ETF Spotlight: BIL Inflows Surge Amid Inflation Angst
The fund received a total of over $850 million in net inflows on the first two days of the week.
Investors piled into SPDR Bloomberg 1-3 Month T-Bill ETF (BIL) this week, even as they largely veered away from larger, interest rate-sensitive fixed-income funds, wary that President-elect Donald Trump's economic policies would send inflation skyward.
BIL, which combines high yields with low interest-rate sensitivity, led all bond ETFs with a total of more than $850 million in inflows on Monday and Tuesday. The $34 billion (in assets) fund's share price also ticked upward, even as ETFs focused on longer-term Treasurys, including the iShares 20+ Year Treasury Bond ETF (TLT), lost ground amid falling bond prices and rising yields.
"Trump's tax, tariff, and immigration plans are all inflationary, which potentially translates into higher-for-longer rates," etf.com research lead Kent Thune said. "In this environment, ultra-short-term bond Treasury ETFs like BIL offer a way to capitalize on higher yields without taking on significant interest rate risk, which places downward pressure on bond prices."
BIL: The 'Higher-for-Longer' ETF
Trump made tariffs on foreign goods a key campaign issue, but a range of economists have warned this policy would send prices higher by forcing businesses to account for extra costs as they charge more for their products.

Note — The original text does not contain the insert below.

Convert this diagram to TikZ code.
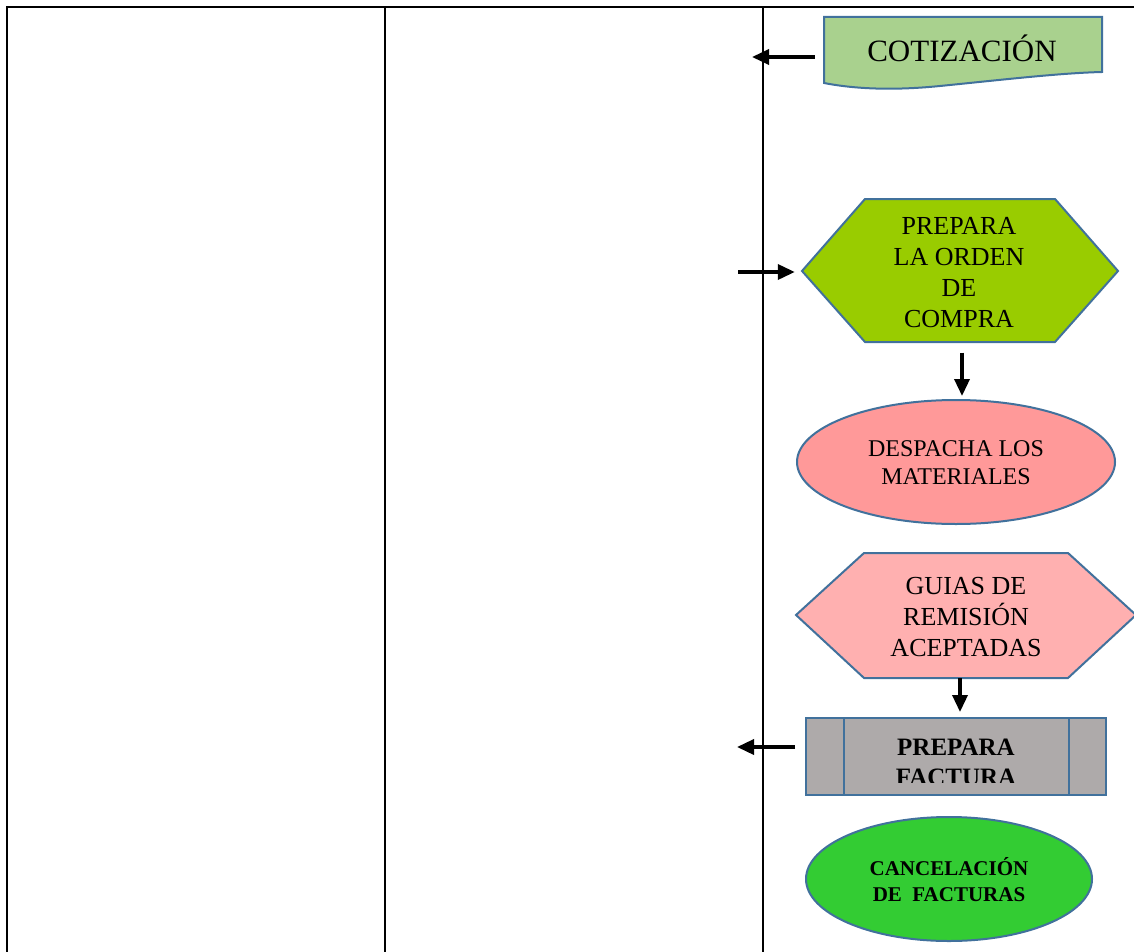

Tax cuts on the highest income earners–another Trump promise–that would lead to increases in the national debt, and new limits on immigration, could also exert inflationary pressures, they say.
On Thursday, the U.S. central bank cut interest rates by 25 basis points after recent data showed inflation cooling without casting the economy into a recession. September's Consumer Price Index (CPI) of 2.4% brought the widely watched measure nearer to the Federal Reserve's goal of 2% annually.
BIL, which has a 0.14% expense ratio, invests in Treasury bills with three months or less to maturity.
"Put simply, with funds like BIL, investors can get a 5% yield with almost no downside risk on the price side," Thune said, noting the inverse relationship between bond prices and yield.